Home-Founding
- We look in on a guy named Hans Olsa, who is part of the original settler team that Per Hansa was looking for in Chapter 1. Hans Olsa is laying down turf to make a sod house (a house made of grass and soil) for himself and his wife Sörine while they settle the American prairie. It looks like they've found the place where they want to settle down.
- Hans Olsa keeps glancing toward the horizon, hoping that at any moment, Per Hans and his family will show up. While he's waiting with his wife, a neighbor named Tönseten shows up. He delivers the good news that he's had Per Hansa and his family within sight for nearly an hour. The family is just coming over one of the hills and will be with them in no time. To celebrate, they crack open a bottle of booze.
- When Per Hansa and his family pull up to the settlement, there's a nice welcoming party waiting for them.
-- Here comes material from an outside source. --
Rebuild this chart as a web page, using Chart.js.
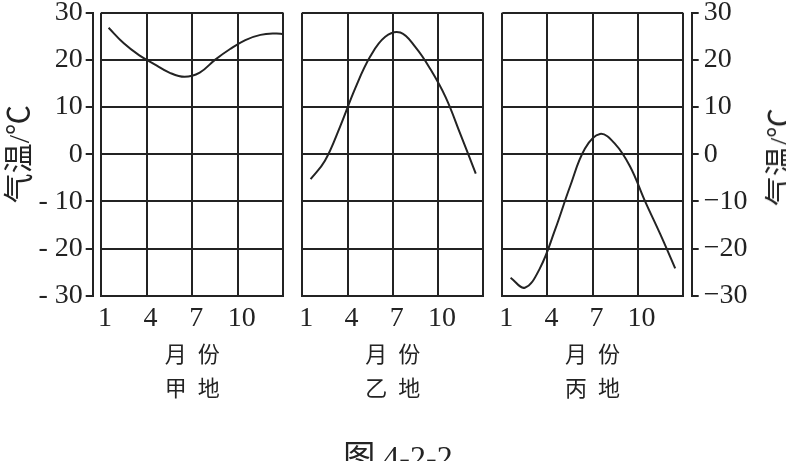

Everyone is happy about the arrival except for Beret, who wishes she'd never left Norway to begin with.
- The group sits down to a great feast. They talk and celebrate right through to the evening. Before Per Hansa and his family leave, they decide with the others which strip of farmland will be theirs. Per Hansa is overjoyed at how much land there is just for the taking. He doesn't really count the local Native Americans as owners of the land.
- When Per Hansa goes to check out his new plot of land, he finds an old Native American grave and realizes that he's about to start farming on land where people are buried. Ugh, that's definitely bad luck. He, Tönseten, and Olsa decide to keep this fact to themselves for the time being. They've heard stories about Native American massacres of white people and they don't want to scare anyone.
- The next day, Per Hansa sets out to the town of Sioux Falls to register his claim to his farmland. With Per Hansa gone, Beret continues to feel a deep fear of the prairie. She feels too exposed out in the open, and wishes she had something to hide behind. She thinks back on the long, long journey she took to get where they are. Her parents cried bitterly when she left Norway with Per Hansa, but her husband was determined to move to the American frontier and build a future for himself.
- While Beret walks around her sod house and thinks, Ole and Store-Hans come in with Native American arrowheads that they've found. The arrowheads scare Beret because it means that their settlement lies along one of the Native Americans' migration routes.
- Per Hansa eventually returns and praises Beret for all the work she's done getting the house ready while he's been gone. He has a deed to his land and is overjoyed to think of how easy it was.
- Rather than building a new house, Per Hansa decides he's going to borrow Hans Olsa's plough and start breaking his land right away. The narrator mentions that Beret is pregnant with another child, but Per Hansa figures that Beret will do all the baby work. He won't have to take any time away from the stuff he wants to do.
- The next day, Per Hansa does more work than most people do in their whole lives. The dude just loves to work; especially knowing that the land he's plowing belongs to him. That night, he goes to work on building a sod house.
- Per Hansa is a competitive man, which means that he wants to have a bigger house than his neighbors. When Tönseten sees what Hansa is building, though, he thinks the man is a fool because there's no way he'll be able to build a roof for such a huge structure. For starters, there are no trees or other building supplies in the area for this purpose. But Hansa laughs away all Tönseten's objections. It sounds like he has something up his sleeve.
- The truth is that Per Hansa is planning to build his house and his barn under a single roof, and that's why his house looks so huge.
- One day, Per Hansa gets ready to go on a journey in search of supplies for his house/barn. He asks his younger son Store-Hans to go with him while leaving Ole in charge of the house. But Ole is overcome with disappointment over not being chosen to go on what is clearly an awesome adventure.
- After three days, Per Hansa and Store-Hans return carrying a load so big their oxen can barely walk. They're hauling all kinds of lumber for the house and fresh trees for planting. They also bring a bunch of food that the family enjoys that night.